Ultimately after 1 month of working at the UN, you start getting a glimpse and understanding of how things are functioning here, and what people are talking about (or not). I guess one of the major discussions reg. the UN – is the reformation or optimization of the organization itself. When people talk about that – they are usually referring to the reformation of the Security Council, which, is a discussion that pretty much has been going on within the UN for the last 20 years.
Basically the Security Council, which today is the body that has the most political authority in the world, was established in 1946, and the great winners of the WW2, were given the ultimate power within it: UK, France, US, Russia and China. The Great P5. However, the WW2 happened a long time ago, and the world certainly has changed since then. Everyone within the UN (well, perhaps except the great P5), more or less agrees upon the fact that a change is needed in order to become more transparent and actually more realistically represent the current world order. However – how to change? That is an entirely different and complex question.
So far many different scenarios have been proposed, discussed, torn apart, ignored etc. Some believe that if we believe in democracy, then, 5 new permanent members should be added (like Japan, India, Brazil, Africa, and perhaps Indonesia) in order to make it more democratic. A move was even made in 2005 to add 4 more member states (which failed), however – whatever the number of countries is that really wanted to get in, an even greater number does not wish to see them succeed. Pakistan wishes to prevent India from entering, China doesn’t wish to see Japan on the seat next to them, Brazil vs Mexico, and so on. Furthermore another problem emerges when it is being suggested to add members: suddenly Africa becomes a bit of a thorny problem, as the country itself is incapable of deciding WHO should be their representative. And then comes Europe – many are questioning why the EU does not have 1 member-spot. If Europe was willing to unite it would be representing 400 million inhabitants – a great and strong voice. However, imagining France or UK swallowing their pride and stepping back, well, thats a bit of an utopia. Especially taking the current financial situation of Europe into account, which makes it simply incapable of dealing with yet another issue.

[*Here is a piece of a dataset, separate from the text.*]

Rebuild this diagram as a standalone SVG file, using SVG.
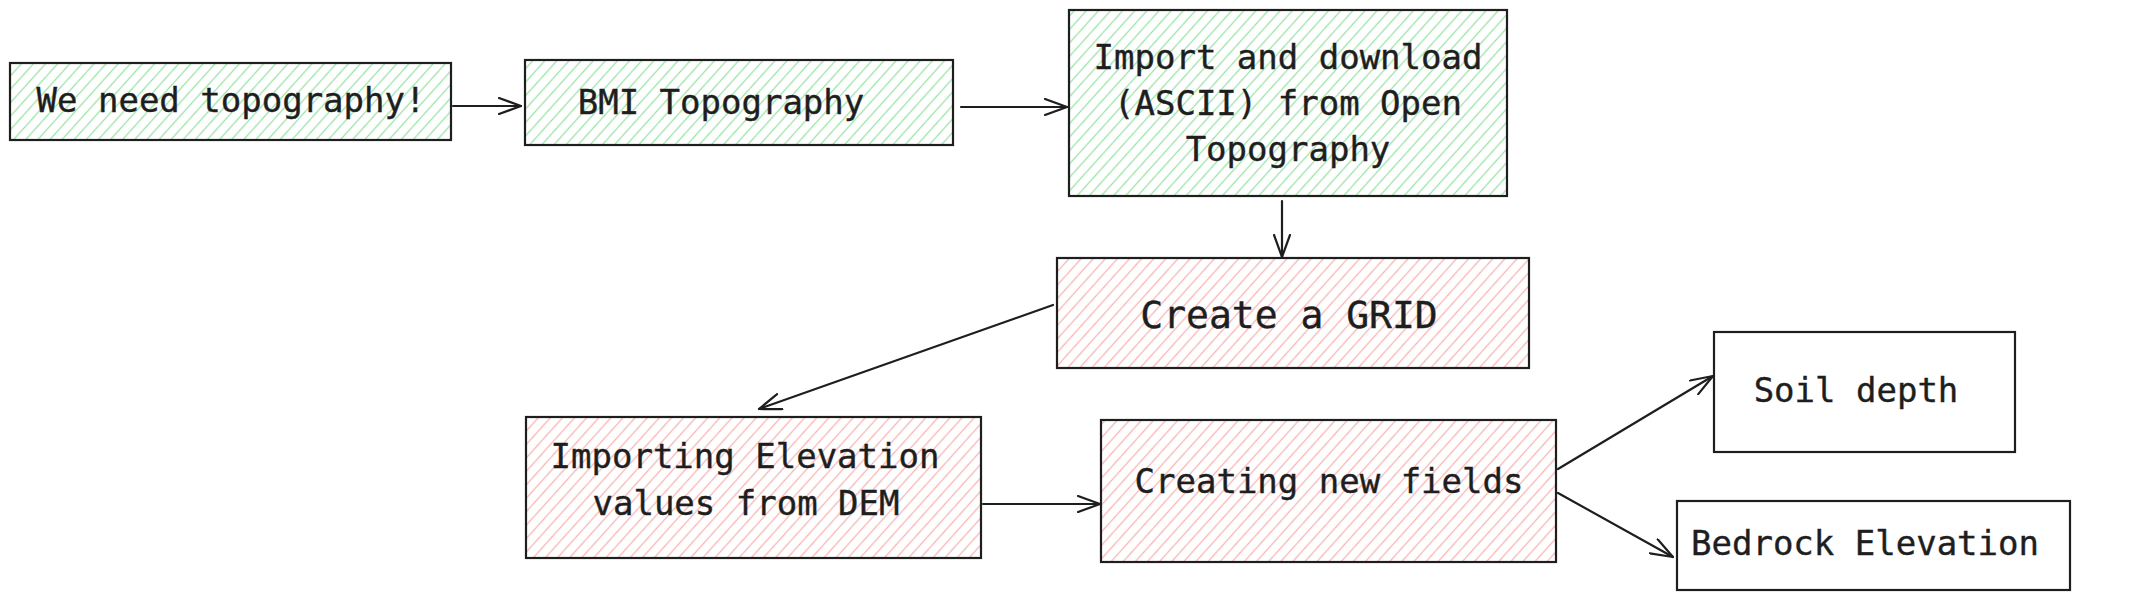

Today I attended a conference on how children are becoming peace-builders. It was a great, and an inspiring day, that brought back a little of trust to my else dark vision of the future of the world. These children were asking for a voice within the Security Council (a resolution). Now certainly this gets funny – you have countries fighting for power and recognition, and with no real desire to actually see an improvement or change within the world – and then you have a bunch of children, who, being war- and traffic victims, have seen the value of true peace and true war. When they suggested having a place within the Security Council people laughed a bit, as, well “obviously”, it is completely out of the agenda. However, a shy boy stood up, and questioned:
” You do not believe that we are old enough to have a say on how the world is being governed? But do you believe we are old enough to be soldiers of your wars? Are we old enough to kill and lick the blood of our hands? Are we old enough to be trafficked in order to become your sex slaves? Are we old enough to live on the streets, alone, and hunt for the food that will keep us alive? No. We are not. But we are all that. “
A silence entered the room. And stayed there until it became impossible to ignore.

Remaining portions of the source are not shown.